The increase has nothing to do with demand, which has been low since the end of 2008 when spending on commercial construction projects began to slow because of the financial crisis. It has resulted from the world's three largest iron-ore producers - Vale, Rio Tinto and BHP Billiton- last week changing a 40-year benchmark system of annual price contracts to quarterly ones, linking prices to the iron ore spot market.

That has sent the price of steel soaring in the UAE to about Dh3,100 (US$844.9) a tonne from Dh2,000 in early February. The three companies control about 70 per cent of the world's iron-ore market. "This doesn't bode well for anyone in the project or manufacturing environment, where they're looking for a stable price," Mr Sharma said. "It's almost an oligopoly. As a result, we've not been able to forecast what the steel price is going to be. We're paralysed and so are our clients."

The change in the pricing system came after mines were unable to reach an agreement with Chinese steel producers on an annual prices benchmark. "Chinese mills, in general, did not have any yearly price contracts, so they started buying iron ore off the spot market," Mr Sharma said. "So the spot market doubled, and when the miners came into the talks they said they wanted twice the benchmark price because of the spot market.

"We're unable to firm up a price with the mills because they need exact details of each type of steel that is going to be needed for a project, and with the quarterly benchmark this is more difficult." But analysts predict that the steel price rise will not prove to be as drastic as the one between January and June of 2008, when costs in the UAE climbed from Dh3,000 to about Dh6,000 a tonne. By September of the same year, prices had fallen to Dh3,600 a tonne and reached Dh1,800 by the end of last year.

Markets such as Saudi Arabia and Qatar, where construction is more buoyant and governments are spending heavily on infrastructure, are expected to be hit the hardest by the price surge. "There's a lot of planned construction. Even if commercial development isn't going at the same pace, government spending will continue," said Rizwan Shah, a director of capital projects advisory for the MENA region at Deloitte.

Construction companies that have committed to fixed-price contracts could be hurt most by the increase because they will paying much more for the construction material than they priced into their tenders. "There is a tendency in this part of the world, not to have escalation clauses in contracts, so it's all a bit of a mess," Mr Sharma said.
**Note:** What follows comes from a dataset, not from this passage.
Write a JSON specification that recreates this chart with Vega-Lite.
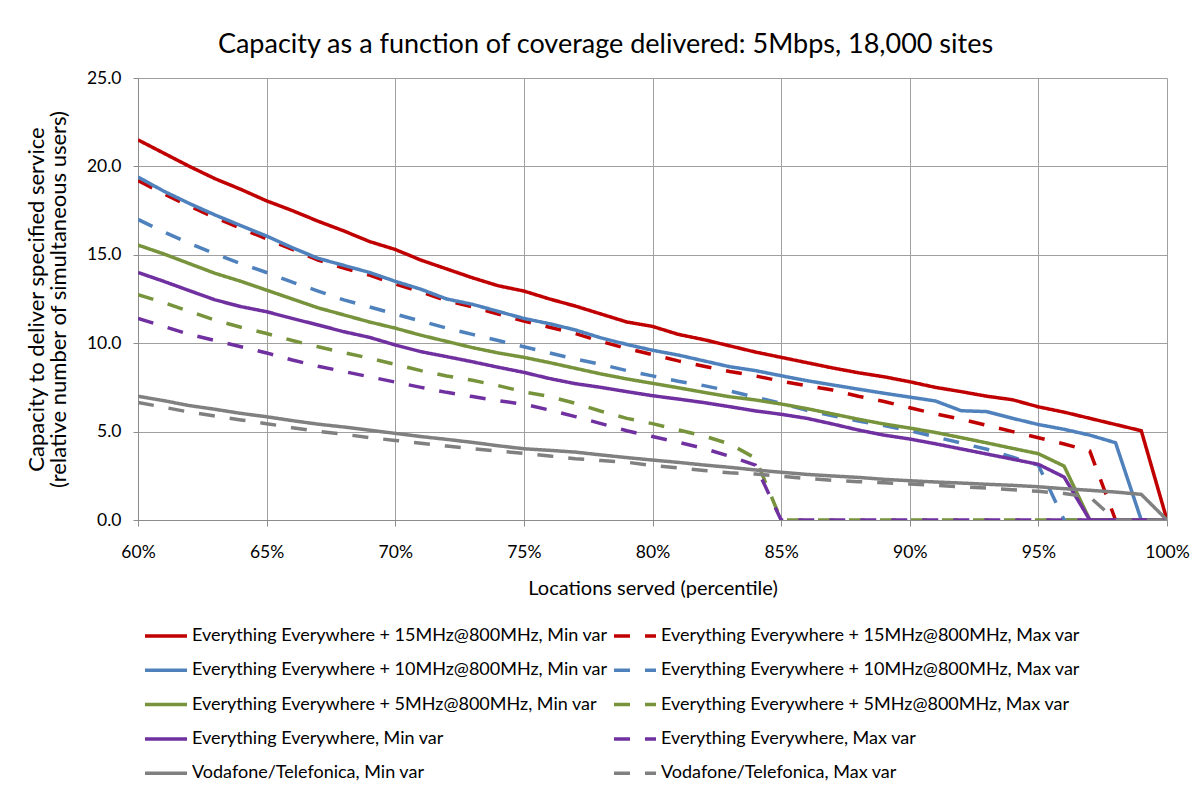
{
  "$schema": "https://vega.github.io/schema/vega-lite/v6.json",
  "width": 1029,
  "height": 442,
  "autosize": "none",
  "padding": {"left": 138, "top": 78, "right": 36, "bottom": 269},
  "background": "white",
  "title": {"text": "Capacity as a function of coverage delivered: 5Mbps, 18,000 sites", "font": "Lato", "fontSize": 27, "fontWeight": "normal", "color": "black", "anchor": "middle", "dx": -47, "offset": 10},
  "datasets": {
    "names": [
      {"key": "s1", "series": "Everything Everywhere + 15MHz@800MHz, Min var"},
      {"key": "s2", "series": "Everything Everywhere + 15MHz@800MHz, Max var"},
      {"key": "s3", "series": "Everything Everywhere + 10MHz@800MHz, Min var"},
      {"key": "s4", "series": "Everything Everywhere + 10MHz@800MHz, Max var"},
      {"key": "s5", "series": "Everything Everywhere + 5MHz@800MHz, Min var"},
      {"key": "s6", "series": "Everything Everywhere + 5MHz@800MHz, Max var"},
      {"key": "s7", "series": "Everything Everywhere, Min var"},
      {"key": "s8", "series": "Everything Everywhere, Max var"},
      {"key": "s9", "series": "Vodafone/Telefonica, Min var"},
      {"key": "s10", "series": "Vodafone/Telefonica, Max var"}
    ]
  },
  "data": {"values": [
    {"p": 60, "s1": 21.5, "s2": 19.2, "s3": 19.4, "s4": 17.0, "s5": 15.55, "s6": 12.75, "s7": 14.0, "s8": 11.4, "s9": 7.0, "s10": 6.65},
    {"p": 61, "s1": 20.75, "s2": 18.45, "s3": 18.6, "s4": 16.3, "s5": 15.05, "s6": 12.3, "s7": 13.5, "s8": 10.95, "s9": 6.75, "s10": 6.38},
    {"p": 62, "s1": 20.0, "s2": 17.75, "s3": 17.9, "s4": 15.65, "s5": 14.5, "s6": 11.8, "s7": 12.97, "s8": 10.5, "s9": 6.47, "s10": 6.1},
    {"p": 63, "s1": 19.3, "s2": 17.1, "s3": 17.25, "s4": 15.05, "s5": 13.95, "s6": 11.3, "s7": 12.45, "s8": 10.15, "s9": 6.26, "s10": 5.88},
    {"p": 64, "s1": 18.7, "s2": 16.5, "s3": 16.65, "s4": 14.5, "s5": 13.5, "s6": 10.9, "s7": 12.07, "s8": 9.8, "s9": 6.03, "s10": 5.66},
    {"p": 65, "s1": 18.05, "s2": 15.9, "s3": 16.06, "s4": 14.0, "s5": 13.0, "s6": 10.55, "s7": 11.78, "s8": 9.45, "s9": 5.84, "s10": 5.45},
    {"p": 66, "s1": 17.5, "s2": 15.3, "s3": 15.4, "s4": 13.45, "s5": 12.5, "s6": 10.15, "s7": 11.4, "s8": 9.05, "s9": 5.62, "s10": 5.22},
    {"p": 67, "s1": 16.9, "s2": 14.7, "s3": 14.8, "s4": 12.95, "s5": 12.0, "s6": 9.8, "s7": 11.03, "s8": 8.7, "s9": 5.42, "s10": 5.02},
    {"p": 68, "s1": 16.35, "s2": 14.25, "s3": 14.4, "s4": 12.45, "s5": 11.6, "s6": 9.47, "s7": 10.65, "s8": 8.4, "s9": 5.26, "s10": 4.85},
    {"p": 69, "s1": 15.75, "s2": 13.85, "s3": 14.0, "s4": 12.05, "s5": 11.2, "s6": 9.15, "s7": 10.33, "s8": 8.1, "s9": 5.08, "s10": 4.66},
    {"p": 70, "s1": 15.3, "s2": 13.35, "s3": 13.5, "s4": 11.65, "s5": 10.85, "s6": 8.8, "s7": 9.9, "s8": 7.8, "s9": 4.9, "s10": 4.5},
    {"p": 71, "s1": 14.7, "s2": 12.9, "s3": 13.05, "s4": 11.25, "s5": 10.45, "s6": 8.45, "s7": 9.52, "s8": 7.5, "s9": 4.72, "s10": 4.34},
    {"p": 72, "s1": 14.2, "s2": 12.4, "s3": 12.5, "s4": 10.85, "s5": 10.1, "s6": 8.15, "s7": 9.24, "s8": 7.22, "s9": 4.56, "s10": 4.18},
    {"p": 73, "s1": 13.7, "s2": 12.05, "s3": 12.2, "s4": 10.5, "s5": 9.75, "s6": 7.9, "s7": 8.95, "s8": 6.98, "s9": 4.39, "s10": 4.03},
    {"p": 74, "s1": 13.25, "s2": 11.65, "s3": 11.8, "s4": 10.15, "s5": 9.45, "s6": 7.6, "s7": 8.64, "s8": 6.75, "s9": 4.2, "s10": 3.9},
    {"p": 75, "s1": 12.95, "s2": 11.25, "s3": 11.4, "s4": 9.8, "s5": 9.2, "s6": 7.25, "s7": 8.35, "s8": 6.55, "s9": 4.03, "s10": 3.77},
    {"p": 76, "s1": 12.5, "s2": 10.9, "s3": 11.1, "s4": 9.45, "s5": 8.9, "s6": 6.98, "s7": 8.0, "s8": 6.22, "s9": 3.94, "s10": 3.62},
    {"p": 77, "s1": 12.1, "s2": 10.55, "s3": 10.75, "s4": 9.1, "s5": 8.58, "s6": 6.6, "s7": 7.71, "s8": 5.85, "s9": 3.84, "s10": 3.47},
    {"p": 78, "s1": 11.65, "s2": 10.1, "s3": 10.3, "s4": 8.8, "s5": 8.26, "s6": 6.15, "s7": 7.5, "s8": 5.45, "s9": 3.68, "s10": 3.36},
    {"p": 79, "s1": 11.2, "s2": 9.7, "s3": 9.93, "s4": 8.45, "s5": 7.98, "s6": 5.75, "s7": 7.26, "s8": 5.05, "s9": 3.53, "s10": 3.27},
    {"p": 80, "s1": 10.95, "s2": 9.35, "s3": 9.6, "s4": 8.15, "s5": 7.73, "s6": 5.45, "s7": 7.03, "s8": 4.72, "s9": 3.39, "s10": 3.08},
    {"p": 81, "s1": 10.5, "s2": 9.0, "s3": 9.33, "s4": 7.85, "s5": 7.48, "s6": 5.1, "s7": 6.84, "s8": 4.4, "s9": 3.26, "s10": 2.95},
    {"p": 82, "s1": 10.2, "s2": 8.7, "s3": 9.0, "s4": 7.6, "s5": 7.22, "s6": 4.75, "s7": 6.64, "s8": 4.05, "s9": 3.11, "s10": 2.8},
    {"p": 83, "s1": 9.85, "s2": 8.4, "s3": 8.67, "s4": 7.3, "s5": 6.97, "s6": 4.3, "s7": 6.41, "s8": 3.6, "s9": 2.98, "s10": 2.67},
    {"p": 84, "s1": 9.5, "s2": 8.15, "s3": 8.45, "s4": 6.95, "s5": 6.79, "s6": 3.5, "s7": 6.17, "s8": 3.1, "s9": 2.83, "s10": 2.6},
    {"p": 85, "s1": 9.2, "s2": 7.85, "s3": 8.16, "s4": 6.6, "s5": 6.56, "s6": 0, "s7": 5.98, "s8": 0, "s9": 2.7, "s10": 2.47},
    {"p": 86, "s1": 8.9, "s2": 7.6, "s3": 7.88, "s4": 6.2, "s5": 6.3, "s6": 0, "s7": 5.75, "s8": 0, "s9": 2.58, "s10": 2.35},
    {"p": 87, "s1": 8.6, "s2": 7.35, "s3": 7.64, "s4": 5.9, "s5": 6.0, "s6": 0, "s7": 5.43, "s8": 0, "s9": 2.49, "s10": 2.24},
    {"p": 88, "s1": 8.33, "s2": 7.0, "s3": 7.4, "s4": 5.6, "s5": 5.7, "s6": 0, "s7": 5.09, "s8": 0, "s9": 2.41, "s10": 2.17},
    {"p": 89, "s1": 8.1, "s2": 6.7, "s3": 7.17, "s4": 5.35, "s5": 5.43, "s6": 0, "s7": 4.8, "s8": 0, "s9": 2.3, "s10": 2.1},
    {"p": 90, "s1": 7.82, "s2": 6.35, "s3": 6.95, "s4": 5.05, "s5": 5.2, "s6": 0, "s7": 4.58, "s8": 0, "s9": 2.22, "s10": 2.03},
    {"p": 91, "s1": 7.5, "s2": 6.0, "s3": 6.73, "s4": 4.7, "s5": 4.95, "s6": 0, "s7": 4.31, "s8": 0, "s9": 2.15, "s10": 1.96},
    {"p": 92, "s1": 7.26, "s2": 5.7, "s3": 6.18, "s4": 4.35, "s5": 4.66, "s6": 0, "s7": 4.02, "s8": 0, "s9": 2.09, "s10": 1.88},
    {"p": 93, "s1": 7.0, "s2": 5.35, "s3": 6.13, "s4": 4.0, "s5": 4.36, "s6": 0, "s7": 3.73, "s8": 0, "s9": 2.02, "s10": 1.81},
    {"p": 94, "s1": 6.8, "s2": 5.0, "s3": 5.75, "s4": 3.55, "s5": 4.05, "s6": 0, "s7": 3.44, "s8": 0, "s9": 1.96, "s10": 1.71},
    {"p": 95, "s1": 6.4, "s2": 4.65, "s3": 5.4, "s4": 3.1, "s5": 3.75, "s6": 0, "s7": 3.15, "s8": 0, "s9": 1.88, "s10": 1.62},
    {"p": 96, "s1": 6.1, "s2": 4.3, "s3": 5.13, "s4": 0, "s5": 3.05, "s6": 0, "s7": 2.43, "s8": 0, "s9": 1.77, "s10": 1.5},
    {"p": 97, "s1": 5.75, "s2": 3.9, "s3": 4.8, "s4": 0, "s5": 0, "s6": 0, "s7": 0, "s8": 0, "s9": 1.68, "s10": 1.3},
    {"p": 98, "s1": 5.4, "s2": 0, "s3": 4.37, "s4": 0, "s5": 0, "s6": 0, "s7": 0, "s8": 0, "s9": 1.58, "s10": 0},
    {"p": 99, "s1": 5.05, "s2": 0, "s3": 0, "s4": 0, "s5": 0, "s6": 0, "s7": 0, "s8": 0, "s9": 1.45, "s10": 0},
    {"p": 100, "s1": 0, "s2": 0, "s3": 0, "s4": 0, "s5": 0, "s6": 0, "s7": 0, "s8": 0, "s9": 0, "s10": 0}
  ]},
  "transform": [
    {"fold": ["s1", "s2", "s3", "s4", "s5", "s6", "s7", "s8", "s9", "s10"], "as": ["key", "value"]},
    {"lookup": "key", "from": {"data": {"name": "names"}, "key": "key", "fields": ["series"]}}
  ],
  "mark": {"type": "line", "strokeWidth": 3.5, "clip": true},
  "encoding": {
    "x": {
      "field": "p", "type": "quantitative",
      "scale": {"domain": [60, 100], "nice": false, "zero": false},
      "axis": {"values": [60, 65, 70, 75, 80, 85, 90, 95, 100], "labelExpr": "datum.value + '%'", "labelFlush": false, "labelOverlap": false, "title": "Locations served (percentile)", "titleFontSize": 20, "titlePadding": 18, "labelPadding": 17, "tickSize": 6}
    },
    "y": {
      "field": "value", "type": "quantitative",
      "scale": {"domain": [0, 25], "nice": false},
      "axis": {"values": [0, 5, 10, 15, 20, 25], "format": ".1f", "labelFlush": false, "labelOverlap": false, "title": ["Capacity to deliver specified service", "(relative number of simultaneous users)"], "titleFontSize": 22, "titleLineHeight": 22, "titlePadding": 16, "labelPadding": 12, "tickSize": 5}
    },
    "color": {
      "field": "series", "type": "nominal",
      "scale": {
        "domain": ["Everything Everywhere + 15MHz@800MHz, Min var", "Everything Everywhere + 15MHz@800MHz, Max var", "Everything Everywhere + 10MHz@800MHz, Min var", "Everything Everywhere + 10MHz@800MHz, Max var", "Everything Everywhere + 5MHz@800MHz, Min var", "Everything Everywhere + 5MHz@800MHz, Max var", "Everything Everywhere, Min var", "Everything Everywhere, Max var", "Vodafone/Telefonica, Min var", "Vodafone/Telefonica, Max var"],
        "range": ["#C00000", "#C00000", "#4F81BD", "#4F81BD", "#77933C", "#77933C", "#7030A0", "#7030A0", "#808080", "#808080"]
      },
      "legend": {"orient": "none", "direction": "horizontal", "legendX": 5, "legendY": 535, "columns": 2, "title": null, "rowPadding": 2.3, "columnPadding": -1}
    },
    "strokeDash": {
      "field": "series", "type": "nominal",
      "scale": {
        "domain": ["Everything Everywhere + 15MHz@800MHz, Min var", "Everything Everywhere + 15MHz@800MHz, Max var", "Everything Everywhere + 10MHz@800MHz, Min var", "Everything Everywhere + 10MHz@800MHz, Max var", "Everything Everywhere + 5MHz@800MHz, Min var", "Everything Everywhere + 5MHz@800MHz, Max var", "Everything Everywhere, Min var", "Everything Everywhere, Max var", "Vodafone/Telefonica, Min var", "Vodafone/Telefonica, Max var"],
        "range": [[1, 0], [16, 15], [1, 0], [16, 15], [1, 0], [16, 15], [1, 0], [16, 15], [1, 0], [16, 15]]
      },
      "legend": {"orient": "none", "direction": "horizontal", "legendX": 5, "legendY": 535, "columns": 2, "title": null, "rowPadding": 2.3, "columnPadding": -1}
    }
  },
  "config": {
    "font": "Lato",
    "view": {"stroke": null},
    "axis": {
      "grid": true, "gridColor": "#A0A0A0", "gridWidth": 1,
      "domainColor": "#8C8C8C", "tickColor": "#8C8C8C",
      "labelFont": "Lato", "labelFontSize": 17.5, "labelColor": "black",
      "titleFont": "Lato", "titleFontSize": 19, "titleFontWeight": "normal", "titleColor": "black"
    },
    "legend": {
      "symbolType": "stroke", "symbolSize": 1764, "symbolStrokeWidth": 3.5,
      "labelFont": "Lato", "labelFontSize": 18, "labelColor": "black", "labelLimit": 700,
      "labelOffset": 3, "rowPadding": 2.3, "columnPadding": -1, "gridAlign": "each"
    }
  }
}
Contractors are also anticipating a rise in the price of cement, although they do not expect a return to the market conditions of 2008, when rampant inflation in the building sector hammered profit margins.

"Cement prices have to go up, they've been lying low for so long now," said Ani Ray, the country director of Simplex Infrastructures, a construction company active in Dubai. "This will be mainly due to lots of activity in China, India and Egypt." But Mr Ray was optimistic that steel prices will contract later this year. "I can see them coming down after the summer and Ramadan to about Dh2,500 a tonne, when activity is generally slow," he said.